World 1st - 4D Printing of Ceramics

Hong Kong Research Has Big Applications - Telecom, Electronics, Aerospace
4D Printed Origami of The Sydney Opera House by CU of Hong Kong 

Researchers at the City University of Hong Kong have just achieved a first. They're able to 4D print ceramics in large sizes with high strength and mechanical robustness.  This tech may have very significant use in telecom, electronics and aerospace.

Ceramic Ink
The scientists developed a unique "ceramic ink".  It's a mix of polymers and ceramic nanoparticles.  They 3D printed with it and the objects created -"ceramic precursors" - are soft and can be stretched 3 times their shape and size.

4D Reconfiguration
Being flexible and stretchable allows for complex shapes such as origami folding. The structures are also mechanically robust and strong.  With heat treatment, they reconfigure into ceramics with complex shapes, making them 4D ceramics, like the (above) image of their Sydney Opera House.
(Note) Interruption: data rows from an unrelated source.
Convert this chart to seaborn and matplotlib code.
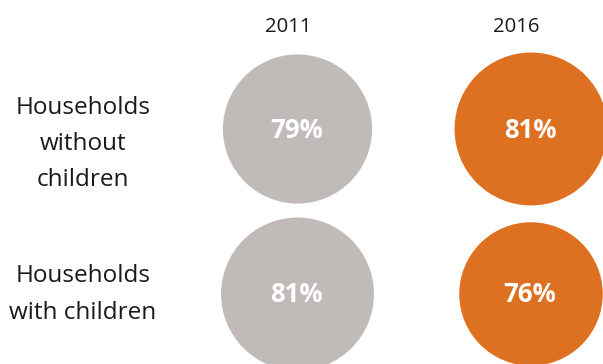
import matplotlib
matplotlib.use("Agg")
import matplotlib.pyplot as plt
import seaborn as sns
import pandas as pd

# Share of households, by household type and census year
years = ["2011", "2016"]
groups = ["Households\nwithout\nchildren", "Households\nwith children"]
values_2011 = [79, 81]
values_2016 = [81, 76]

sns.set_theme(style="white")
plt.rcParams["font.family"] = ["Open Sans", "DejaVu Sans"]

W, H, DPI = 603, 364, 100
fig = plt.figure(figsize=(W / DPI, H / DPI), dpi=DPI)
ax = fig.add_axes([0, 0, 1, 1])
ax.set_xlim(0, W)
ax.set_ylim(H, 0)
ax.axis("off")

col_x = {"2011": 297.5, "2016": 531}
row_y = [129, 294]
header_x = {"2011": 288, "2016": 516}
colors = {"2011": "#C0BBB8", "2016": "#DE7021"}

rows = []
for year, vals in zip(years, [values_2011, values_2016]):
    for i, v in enumerate(vals):
        rows.append({"year": year, "group": groups[i], "value": v,
                     "x": col_x[year], "y": row_y[i]})
df = pd.DataFrame(rows)

# circle radius grows linearly with the share (px per percentage point)
px_per_pct = 0.944
pt_per_px = 72 / DPI
sizes = {v: (2 * px_per_pct * v * pt_per_px) ** 2 for v in df["value"].unique()}

sns.scatterplot(data=df, x="x", y="y", hue="year", palette=colors,
                size="value", sizes=sizes, linewidth=0, legend=False, ax=ax)

for _, r in df.iterrows():
    ax.text(r["x"] - 1, r["y"] + 1, f"{r['value']}%", ha="center", va="center",
            color="white", fontsize=18.5, fontweight="bold")

for year in years:
    ax.text(header_x[year], 27, year, ha="center", va="center",
            color="#1a1a1a", fontsize=14.6)

for i, g in enumerate(groups):
    ax.text(83, [144, 294.5][i], g, ha="center", va="center", color="#1a1a1a",
            fontsize=17.5, linespacing=1.68)

fig.savefig("out.png", dpi=DPI)
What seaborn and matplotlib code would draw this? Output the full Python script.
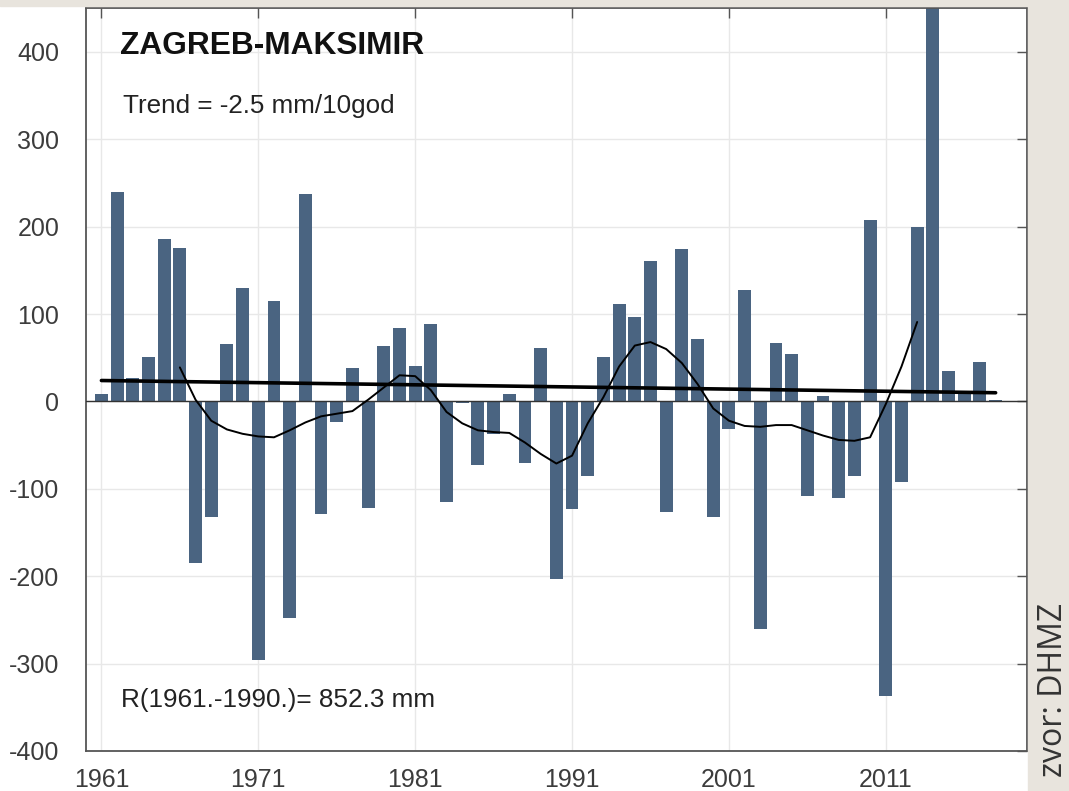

The research, led by City University of Hong Kong's Chair Professor of Mechanical Engineering Lv Jian, was just published in the journal Science Advances.

Added Element of Time
4D printing is 3D printing with the added Dimension of time.  The object can reshape or self assemble itself over time with outside stimuli like magnetic fields, temperature or mechanical force.  When the Hong Kong scientists' stretched ceramic precursors are released, they undergo self-reshaping.  With heat they become ceramics.  They can come in large sizes with high strength.

Promising Uses
The potential for this technology is for use in electronic devices for the new 5G network.  It also holds potential for consumers who like working with ceramics.  And for propulsion components in the aerospace industry for space exploration.